──────── Material ────────

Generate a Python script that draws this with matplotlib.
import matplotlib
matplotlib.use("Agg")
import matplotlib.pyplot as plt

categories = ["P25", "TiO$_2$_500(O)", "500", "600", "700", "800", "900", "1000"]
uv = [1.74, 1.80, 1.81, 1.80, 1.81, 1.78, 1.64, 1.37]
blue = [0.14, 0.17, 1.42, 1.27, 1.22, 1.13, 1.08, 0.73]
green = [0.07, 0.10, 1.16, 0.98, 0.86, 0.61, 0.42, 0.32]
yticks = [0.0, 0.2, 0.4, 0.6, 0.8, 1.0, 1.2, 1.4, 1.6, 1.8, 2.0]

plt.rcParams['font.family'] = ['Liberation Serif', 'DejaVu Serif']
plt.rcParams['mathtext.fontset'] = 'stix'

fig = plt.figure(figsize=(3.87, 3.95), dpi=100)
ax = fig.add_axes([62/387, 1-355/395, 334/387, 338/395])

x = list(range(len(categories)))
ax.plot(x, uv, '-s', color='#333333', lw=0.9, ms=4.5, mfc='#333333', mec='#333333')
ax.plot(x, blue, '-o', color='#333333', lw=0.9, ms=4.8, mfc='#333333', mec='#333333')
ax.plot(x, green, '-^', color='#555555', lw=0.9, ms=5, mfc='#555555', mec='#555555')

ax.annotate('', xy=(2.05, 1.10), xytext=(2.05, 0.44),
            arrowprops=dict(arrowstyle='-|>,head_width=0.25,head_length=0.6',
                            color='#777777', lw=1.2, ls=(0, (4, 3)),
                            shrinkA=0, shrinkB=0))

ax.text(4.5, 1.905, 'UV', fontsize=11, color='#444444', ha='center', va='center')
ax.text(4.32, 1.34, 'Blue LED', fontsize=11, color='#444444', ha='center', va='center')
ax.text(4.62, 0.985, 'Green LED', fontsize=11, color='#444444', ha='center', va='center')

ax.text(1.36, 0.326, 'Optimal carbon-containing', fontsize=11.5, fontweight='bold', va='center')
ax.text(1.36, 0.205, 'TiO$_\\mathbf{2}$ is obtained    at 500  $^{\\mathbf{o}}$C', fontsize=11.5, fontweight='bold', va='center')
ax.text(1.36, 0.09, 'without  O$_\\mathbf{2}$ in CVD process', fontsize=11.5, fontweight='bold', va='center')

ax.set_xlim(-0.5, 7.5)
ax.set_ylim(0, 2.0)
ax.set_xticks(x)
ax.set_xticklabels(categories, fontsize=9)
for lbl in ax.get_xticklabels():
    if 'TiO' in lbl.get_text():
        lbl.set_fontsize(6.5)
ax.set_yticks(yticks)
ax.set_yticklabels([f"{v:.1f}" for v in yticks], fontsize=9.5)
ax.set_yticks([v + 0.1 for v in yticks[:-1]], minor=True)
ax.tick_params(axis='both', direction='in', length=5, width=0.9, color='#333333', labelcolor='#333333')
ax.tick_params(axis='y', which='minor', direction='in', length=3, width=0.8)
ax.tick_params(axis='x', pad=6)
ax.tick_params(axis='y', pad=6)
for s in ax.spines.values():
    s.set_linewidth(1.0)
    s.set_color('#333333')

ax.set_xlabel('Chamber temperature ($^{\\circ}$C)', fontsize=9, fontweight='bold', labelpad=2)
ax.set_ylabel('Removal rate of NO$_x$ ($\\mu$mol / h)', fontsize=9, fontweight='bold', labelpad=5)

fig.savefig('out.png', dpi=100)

────────

[Stated problem]
Please write out exactly the lines from the start of the data through the line that contains "ax.text(4.62, 0.985, 'Green", both ends included, and nothing else.

[Written answer]
Generate a Python script that draws this with matplotlib.
import matplotlib
matplotlib.use("Agg")
import matplotlib.pyplot as plt

categories = ["P25", "TiO$_2$_500(O)", "500", "600", "700", "800", "900", "1000"]
uv = [1.74, 1.80, 1.81, 1.80, 1.81, 1.78, 1.64, 1.37]
blue = [0.14, 0.17, 1.42, 1.27, 1.22, 1.13, 1.08, 0.73]
green = [0.07, 0.10, 1.16, 0.98, 0.86, 0.61, 0.42, 0.32]
yticks = [0.0, 0.2, 0.4, 0.6, 0.8, 1.0, 1.2, 1.4, 1.6, 1.8, 2.0]

plt.rcParams['font.family'] = ['Liberation Serif', 'DejaVu Serif']
plt.rcParams['mathtext.fontset'] = 'stix'

fig = plt.figure(figsize=(3.87, 3.95), dpi=100)
ax = fig.add_axes([62/387, 1-355/395, 334/387, 338/395])

x = list(range(len(categories)))
ax.plot(x, uv, '-s', color='#333333', lw=0.9, ms=4.5, mfc='#333333', mec='#333333')
ax.plot(x, blue, '-o', color='#333333', lw=0.9, ms=4.8, mfc='#333333', mec='#333333')
ax.plot(x, green, '-^', color='#555555', lw=0.9, ms=5, mfc='#555555', mec='#555555')

ax.annotate('', xy=(2.05, 1.10), xytext=(2.05, 0.44),
            arrowprops=dict(arrowstyle='-|>,head_width=0.25,head_length=0.6',
                            color='#777777', lw=1.2, ls=(0, (4, 3)),
                            shrinkA=0, shrinkB=0))

ax.text(4.5, 1.905, 'UV', fontsize=11, color='#444444', ha='center', va='center')
ax.text(4.32, 1.34, 'Blue LED', fontsize=11, color='#444444', ha='center', va='center')
ax.text(4.62, 0.985, 'Green LED', fontsize=11, color='#444444', ha='center', va='center')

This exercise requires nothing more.